# Westwater: Ice Free as of 2/25/11



## Berkeley (Jan 27, 2011)

Would this mean that Ruby is clear?


----------



## Stiff N' Wett (Feb 18, 2010)

Less gradient but more sunlight good question anybody know?


----------



## Berkeley (Jan 27, 2011)

Also...I know normal westwater permits you have to call exactly 2 months in advance to get a permit.
Is it possible to call and see if places are available and get a permit that way ? Say around march 6


----------



## tmaggert (Aug 18, 2008)

Berkeley said:


> Also...I know normal westwater permits you have to call exactly 2 months in advance to get a permit.
> Is it possible to call and see if places are available and get a permit that way ? Say around march 6


Looks like March 6th is still open. You can always check the 2011 Westwater Private Permit Calendar for availability, its updated regularly.


----------



## CO.rafter (Oct 10, 2010)

whats an average cfs guess for early May?


----------



## Dave Frank (Oct 14, 2003)

Obviously weather and snow pack dependent, but it usually starts to do its big climb in mid may. good play levels (<5K) usually get surpassed by mid April.


----------



## Stiff N' Wett (Feb 18, 2010)

just talked to the ranger and he said blacks rocks is still iced up and Ruby is not recommended for floating.


----------



## Cutch (Nov 4, 2003)

I just talked to the ranger, and he said that he thinks the main flow should be clear through Ruby/Horsethief, mostly based on the water temperature. Dusting off the paddling muscles and cruising Ruby/Westy this weekend!


----------



## Berkeley (Jan 27, 2011)

Westwater this Sunday.

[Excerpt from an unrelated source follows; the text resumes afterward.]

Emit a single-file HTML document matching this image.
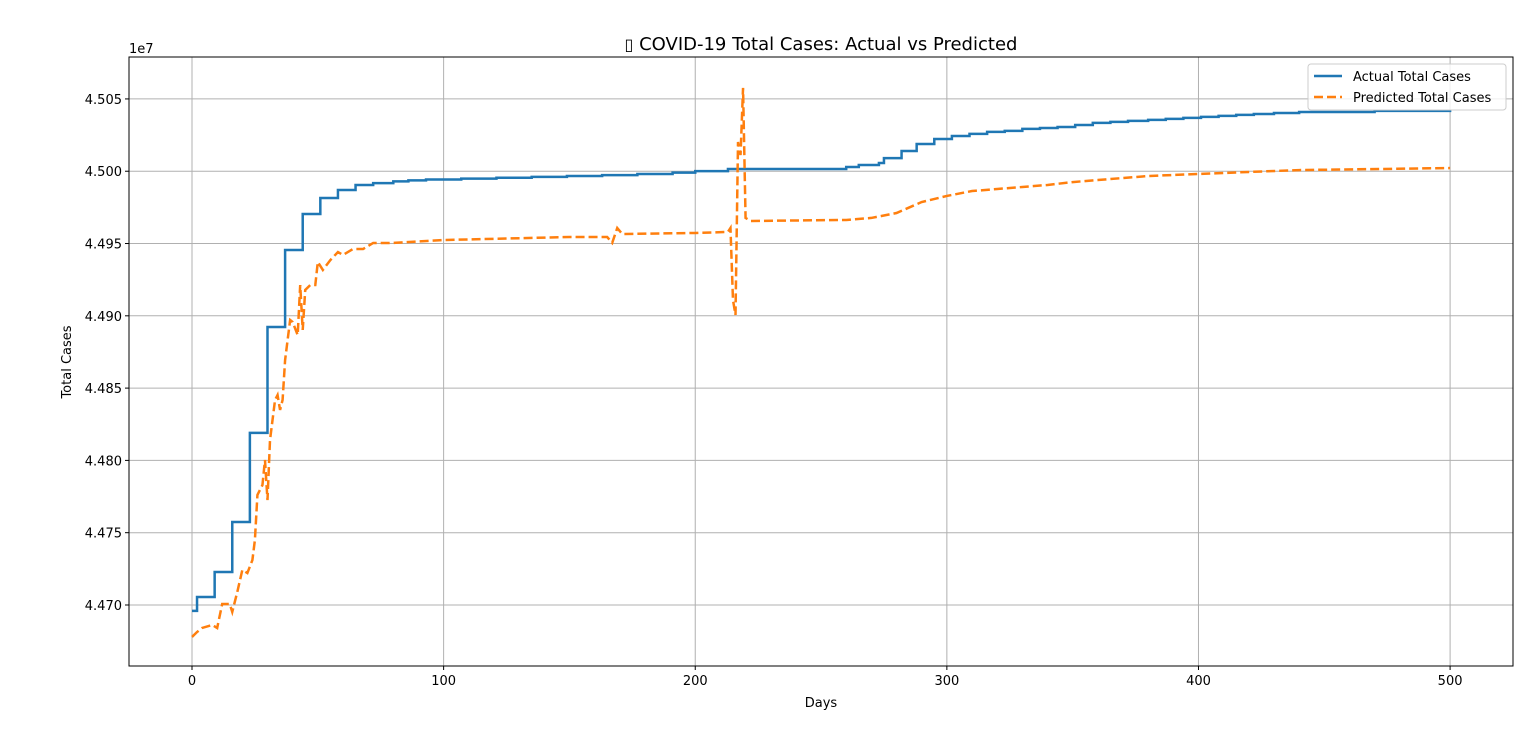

Hope the weather holds out on us.


----------



## cayo 2 (Apr 20, 2007)

jeez Alvin is still there ,that dude's been there forever.Must love the place.


----------



## cayo 2 (Apr 20, 2007)

yeah Dave it may get up in the 30-40k range this year,Memorial Day or thereabouts.How high has anyone done Westy? what is it like?Did the Moab run at 4o k once,made that quite a bit more exciting,the best rapids something like a middlin' rapid on Cataract at medium flows I'm guessing.


----------